The hustle is celebrated in startup lore — late nights, early mornings, and the myth that you’re not a “real” founder unless you’re running on fumes. But at a recent panel on burnout, four Vancouver entrepreneurs shared a different story.
“I delegated early,” said Ada Slivinski, who built and later sold Jam PR. “I would way rather sacrifice a bit of money than time spent at home with my sanity and my sleep.”
Her fellow panelist, Michelle de la O, agreed: “Start delegating from the beginning. If you have that mindset early, it frees up your space.” She added that delegation doesn’t just apply at work: “If you can delegate at work, you can also delegate at home. That’s why I started MyHomemaker.”
For Riipen co-founder Dana Stephenson, the lesson came harder. “I’m not exactly the poster child of growing a business without burning out,” he admitted. “If you’re trying to build a category-leading business… burnout is part of the pain. But you really need to figure out how you’re gonna manage it.”

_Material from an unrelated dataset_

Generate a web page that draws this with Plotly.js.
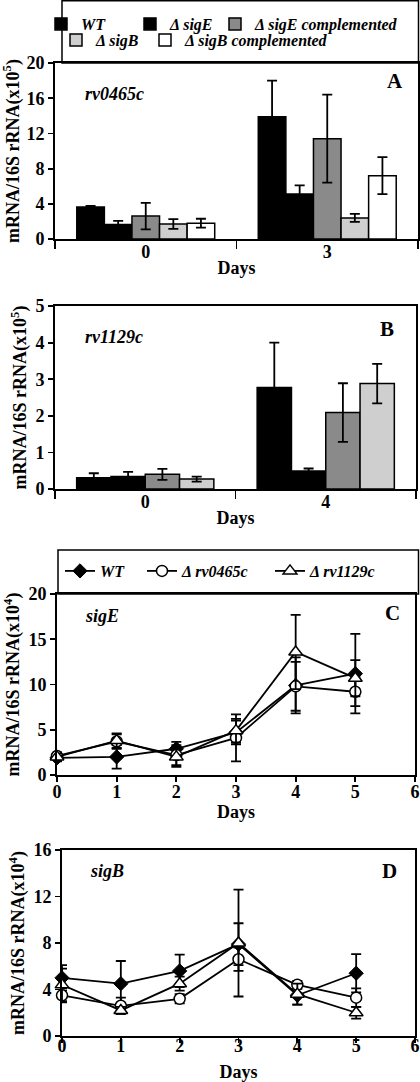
<!DOCTYPE html>
<html><head><meta charset="utf-8">
<script src="https://cdn.plot.ly/plotly-3.0.1.min.js"></script>
<style>html,body{margin:0;padding:0;background:#fff;}#chart{width:420px;height:1082px;}</style>
</head><body><div id="chart"></div>
<script>
// ---------- Panel A: rv0465c (mRNA/16S rRNA x10^5) ----------
const daysA = ['0', '3'];
const aWT = [3.65, 13.9];
const aWTErr = [0.1, 4.1];
const aSigE = [1.65, 5.1];
const aSigEErr = [0.4, 1.0];
const aSigEComp = [2.6, 11.4];
const aSigECompErr = [1.5, 5.0];
const aSigB = [1.7, 2.4];
const aSigBErr = [0.55, 0.45];
const aSigBComp = [1.8, 7.2];
const aSigBCompErr = [0.5, 2.1];

// ---------- Panel B: rv1129c (mRNA/16S rRNA x10^5) ----------
const daysB = ['0', '4'];
const bWT = [0.31, 2.77];
const bWTErr = [0.12, 1.23];
const bSigE = [0.34, 0.49];
const bSigEErr = [0.13, 0.07];
const bSigEComp = [0.40, 2.09];
const bSigECompErr = [0.15, 0.8];
const bSigB = [0.27, 2.88];
const bSigBErr = [0.07, 0.54];

// ---------- Panel C: sigE (x10^4) ----------
const daysCD = [0, 1, 2, 3, 4, 5];
const cWT = [1.9, 2.0, 2.9, 4.7, 9.9, 11.2];
const cWTErr = [0.4, 1.3, 0.75, 1.3, 3.1, 4.4];
const cRv0465 = [2.1, 3.7, 2.2, 4.1, 9.8, 9.2];
const cRv0465Err = [0.4, 0.8, 1.1, 2.6, 2.7, 1.6];
const cRv1129 = [2.0, 3.8, 2.0, 4.9, 13.6, 10.7];
const cRv1129Err = [0.4, 0.8, 1.1, 1.3, 4.1, 2.0];

// ---------- Panel D: sigB (x10^4) ----------
const dWT = [5.0, 4.5, 5.6, 7.9, 3.5, 5.4];
const dWTErr = [1.1, 1.95, 1.4, 1.8, 0.8, 1.65];
const dRv0465 = [3.5, 2.6, 3.2, 6.6, 4.4, 3.3];
const dRv0465Err = [0.6, 0.7, 0.4, 1.0, 0.35, 0.8];
const dRv1129 = [4.4, 2.2, 4.5, 8.0, 3.6, 2.0];
const dRv1129Err = [1.4, 0.3, 0.6, 4.6, 0.9, 0.5];

// ---------- labels ----------
const barNames = ['WT', 'Δ sigE', 'Δ sigE complemented', 'Δ sigB', 'Δ sigB complemented'];
const lineNames = ['WT', 'Δ rv0465c', 'Δ rv1129c'];
const barColors = ['#000000', '#000000', '#8a8a8a', '#cfcfcf', '#ffffff'];

const W = 420, H = 1082;
const px = v => v / W;
const py = v => 1 - v / H;
const FONT = 'Liberation Serif, Times New Roman, serif';

function err(arr) {
  return {type: 'data', array: arr, visible: true, color: '#000', thickness: 1.8, width: 5};
}
function bar(x, y, e, i, xa, ya, legend, lw, show) {
  return {
    type: 'bar', x: x, y: y, name: barNames[i], xaxis: xa, yaxis: ya,
    marker: {color: barColors[i], line: {color: '#000', width: 1.5}},
    error_y: err(e), legend: legend, legendwidth: lw, showlegend: show,
    hoverinfo: 'y'
  };
}
const markers = [
  {symbol: 'diamond', size: 11, color: '#000', line: {color: '#000', width: 1}},
  {symbol: 'circle', size: 11, color: '#fff', line: {color: '#000', width: 1.5}},
  {symbol: 'triangle-up', size: 12, color: '#fff', line: {color: '#000', width: 1.5}}
];
function line(y, e, i, xa, ya, show, lw) {
  return {
    type: 'scatter', mode: 'lines+markers', x: daysCD, y: y, name: lineNames[i],
    xaxis: xa, yaxis: ya, line: {color: '#000', width: 1.8}, marker: markers[i],
    error_y: err(e), cliponaxis: false, legend: 'legend2', legendwidth: lw, showlegend: show
  };
}

const data = [
  bar(daysA, aWT, aWTErr, 0, 'x', 'y', 'legend', 44, true),
  bar(daysA, aSigE, aSigEErr, 1, 'x', 'y', 'legend', 40, true),
  bar(daysA, aSigEComp, aSigECompErr, 2, 'x', 'y', 'legend', 160, true),
  bar(daysA, aSigB, aSigBErr, 3, 'x', 'y', 'legend3', 44, true),
  bar(daysA, aSigBComp, aSigBCompErr, 4, 'x', 'y', 'legend3', 160, true),
  bar(daysB, bWT, bWTErr, 0, 'x2', 'y2', 'legend', 44, false),
  bar(daysB, bSigE, bSigEErr, 1, 'x2', 'y2', 'legend', 44, false),
  bar(daysB, bSigEComp, bSigECompErr, 2, 'x2', 'y2', 'legend', 44, false),
  bar(daysB, bSigB, bSigBErr, 3, 'x2', 'y2', 'legend', 44, false),
  line(cWT, cWTErr, 0, 'x3', 'y3', true, 37),
  line(cRv0465, cRv0465Err, 1, 'x3', 'y3', true, 83),
  line(cRv1129, cRv1129Err, 2, 'x3', 'y3', true, 90),
  line(dWT, dWTErr, 0, 'x4', 'y4', false, 37),
  line(dRv0465, dRv0465Err, 1, 'x4', 'y4', false, 83),
  line(dRv1129, dRv1129Err, 2, 'x4', 'y4', false, 90)
];

const tickFont = {family: FONT, size: 18, color: '#000', weight: 'bold'};
function xAxis(dom, ya, extra) {
  return Object.assign({
    domain: dom, anchor: ya, showline: true, linewidth: 1.8, linecolor: '#000', mirror: true,
    ticks: 'outside', ticklen: 5, tickwidth: 1.8, tickcolor: '#000', showgrid: false, zeroline: false,
    tickfont: tickFont, fixedrange: true
  }, extra);
}
function yAxis(dom, xa, extra) {
  return Object.assign({
    domain: dom, anchor: xa, showline: true, linewidth: 1.8, linecolor: '#000', mirror: true,
    ticks: 'outside', ticklen: 5, tickwidth: 1.8, tickcolor: '#000', showgrid: false, zeroline: false,
    tickfont: tickFont, fixedrange: true
  }, extra);
}
const titleFont = {family: FONT, size: 18, color: '#000', weight: 'bold'};
const legFont = {family: FONT, size: 16, color: '#000', weight: 'bold', style: 'italic'};
const legBase = {orientation: 'h', xanchor: 'left', yanchor: 'middle', bgcolor: 'rgba(0,0,0,0)',
  borderwidth: 0, font: legFont, itemwidth: 30, itemclick: false, itemdoubleclick: false};

const layout = {
  width: W, height: H, margin: {l: 0, r: 0, t: 0, b: 0},
  paper_bgcolor: '#fff', plot_bgcolor: '#fff',
  font: {family: FONT, size: 18, color: '#000'},
  barmode: 'group', bargap: 0.24, bargroupgap: 0, showlegend: true,
  xaxis: xAxis([px(55), px(418)], 'y', {type: 'category', tickson: 'boundaries', ticklen: 8,
    ticklabelstandoff: -4, title: {text: 'Days', font: titleFont, standoff: 0}}),
  yaxis: yAxis([py(239), py(63)], 'x', {range: [0, 20], tickvals: [0, 4, 8, 12, 16, 20],
    title: {text: 'mRNA/16S rRNA(x10<sup>5</sup>)', font: titleFont, standoff: 4}}),
  xaxis2: xAxis([px(55), px(416)], 'y2', {type: 'category', tickson: 'boundaries', ticklen: 8,
    ticklabelstandoff: -4, title: {text: 'Days', font: titleFont, standoff: 0}}),
  yaxis2: yAxis([py(489), py(306)], 'x2', {range: [0, 5], tickvals: [0, 1, 2, 3, 4, 5],
    title: {text: 'mRNA/16S rRNA(x10<sup>5</sup>)', font: titleFont, standoff: 4}}),
  xaxis3: xAxis([px(57), px(415)], 'y3', {range: [0, 6], tickvals: [0, 1, 2, 3, 4, 5, 6],
    ticklabelstandoff: -5, title: {text: 'Days', font: titleFont, standoff: 0}}),
  yaxis3: yAxis([py(775), py(594)], 'x3', {range: [0, 20], tickvals: [0, 5, 10, 15, 20],
    title: {text: 'mRNA/16S rRNA(x10<sup>4</sup>)', font: titleFont, standoff: 4}}),
  xaxis4: xAxis([px(62), px(415)], 'y4', {range: [0, 6], tickvals: [0, 1, 2, 3, 4, 5, 6],
    ticklabelstandoff: -12, title: {text: 'Days', font: titleFont, standoff: 12}}),
  yaxis4: yAxis([py(1036), py(850)], 'x4', {range: [0, 16], tickvals: [0, 4, 8, 12, 16],
    title: {text: 'mRNA/16S rRNA(x10<sup>4</sup>)', font: titleFont, standoff: 4}}),
  legend: Object.assign({}, legBase, {x: px(56), y: py(24)}),
  legend3: Object.assign({}, legBase, {x: px(56), y: py(40)}),
  legend2: Object.assign({}, legBase, {x: px(60), y: py(571)}),
  shapes: [
    {type: 'rect', xref: 'paper', yref: 'paper', x0: px(62), x1: px(418.5), y0: py(63), y1: py(0.8),
      line: {color: '#000', width: 1.5}, fillcolor: 'rgba(0,0,0,0)', layer: 'below'},
    {type: 'rect', xref: 'paper', yref: 'paper', x0: px(58), x1: px(418.5), y0: py(594), y1: py(550),
      line: {color: '#000', width: 1.5}, fillcolor: 'rgba(0,0,0,0)', layer: 'below'}
  ],
  annotations: [
    {text: 'rv0465c', xref: 'paper', yref: 'paper', x: px(83), y: py(94), xanchor: 'left', yanchor: 'middle',
      showarrow: false, font: {family: FONT, size: 18, weight: 'bold', style: 'italic', color: '#000'}},
    {text: 'A', xref: 'paper', yref: 'paper', x: px(395), y: py(81), xanchor: 'center', yanchor: 'middle',
      showarrow: false, font: {family: FONT, size: 21, weight: 'bold', color: '#000'}},
    {text: 'rv1129c', xref: 'paper', yref: 'paper', x: px(83), y: py(337), xanchor: 'left', yanchor: 'middle',
      showarrow: false, font: {family: FONT, size: 18, weight: 'bold', style: 'italic', color: '#000'}},
    {text: 'B', xref: 'paper', yref: 'paper', x: px(387), y: py(329), xanchor: 'center', yanchor: 'middle',
      showarrow: false, font: {family: FONT, size: 21, weight: 'bold', color: '#000'}},
    {text: 'sigE', xref: 'paper', yref: 'paper', x: px(83), y: py(616), xanchor: 'left', yanchor: 'middle',
      showarrow: false, font: {family: FONT, size: 18, weight: 'bold', style: 'italic', color: '#000'}},
    {text: 'C', xref: 'paper', yref: 'paper', x: px(392), y: py(613), xanchor: 'center', yanchor: 'middle',
      showarrow: false, font: {family: FONT, size: 21, weight: 'bold', color: '#000'}},
    {text: 'sigB', xref: 'paper', yref: 'paper', x: px(88), y: py(871), xanchor: 'left', yanchor: 'middle',
      showarrow: false, font: {family: FONT, size: 18, weight: 'bold', style: 'italic', color: '#000'}},
    {text: 'D', xref: 'paper', yref: 'paper', x: px(389), y: py(871), xanchor: 'center', yanchor: 'middle',
      showarrow: false, font: {family: FONT, size: 21, weight: 'bold', color: '#000'}}
  ]
};

Plotly.newPlot('chart', data, layout, {staticPlot: true, displayModeBar: false});
</script>
</body></html>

The turning point came when top employees started leaving. “They came to me, sometimes in tears, saying, ‘I just can’t turn off anymore.’ That completely crushed me… I realized I had to change the way I lead.”
Not all of the discussion focused on survival. The panelists shared their evolving definitions of success. Stephenson’s has always been impact-driven: “We believe that companies can do well by doing good. We’re trying to lead by example.” Slivinski took a different tack: “I always just want to be happy doing what I’m doing… At the end of our life, is that extra dollar in an exit going to make a difference when we’re 80? Maybe, maybe not.”
De la O pointed to the importance of community: “You realize so many other founders have the same problems as you. The journey is not as lonely anymore.”
The most practical advice came in the form of rituals. Lauren Sudeyko, who is building Sleep or Die, described her mornings as “non-negotiables: something fitness-related and meditation every morning. In the summer, I’m in the ocean by 7am. That reset fuels me moving forward.”
Stephenson has shifted from managing time to managing energy: “Everyone’s energy levels are unique at different times of the day. Give them the flexibility to work when they’re most productive.” For Slivinski, the rule is simpler: “My filter question is, ‘Are you excited?’ That’s the space I want to be living in.” And de la O swore by breakfast: “Fruit bowl with Greek yogurt, oats, nuts and honey… it just energizes me every day.”
But even with structure, the guilt creeps in. “When I was with my mom, I felt like I should be working. And then when I was working, I felt like I should be with her,” Sudeyko said. “The comparative TikTok culture is a very unhealthy, toxic founder world. Muting that out is the only way.”
Stephenson reframed it more bluntly: “In my job description, it is my job to be a peak performer. Your job is to take care of yourself.”
The conversation eventually turned to AI. Stephenson was optimistic but cautious: “I push it really hard on our team… but I often push our team to do it the hard way first, then use AI. Sometimes the end result is so much better.” Slivinski said AI is already reshaping hiring: “An AI tool can execute what an account associate typically could do. That means we can hire people fresh out of school and teach them to think creatively, instead of just doing technical work.”
The night ended with a reminder that building doesn’t have to mean burning out. “If your business starts to feel like a trap,” Slivinski said, “there are multiple ways out. You can sell the business, bring someone else in, take a step back, close it down. Very few businesses scale on a perfect linear path. The founder journey should be about longevity.”
Moderator Brandon Chapman, principal of Saas Wealth Insurance, put it simply: “It’s a marathon, even though there may be sprints in certain seasons of life.”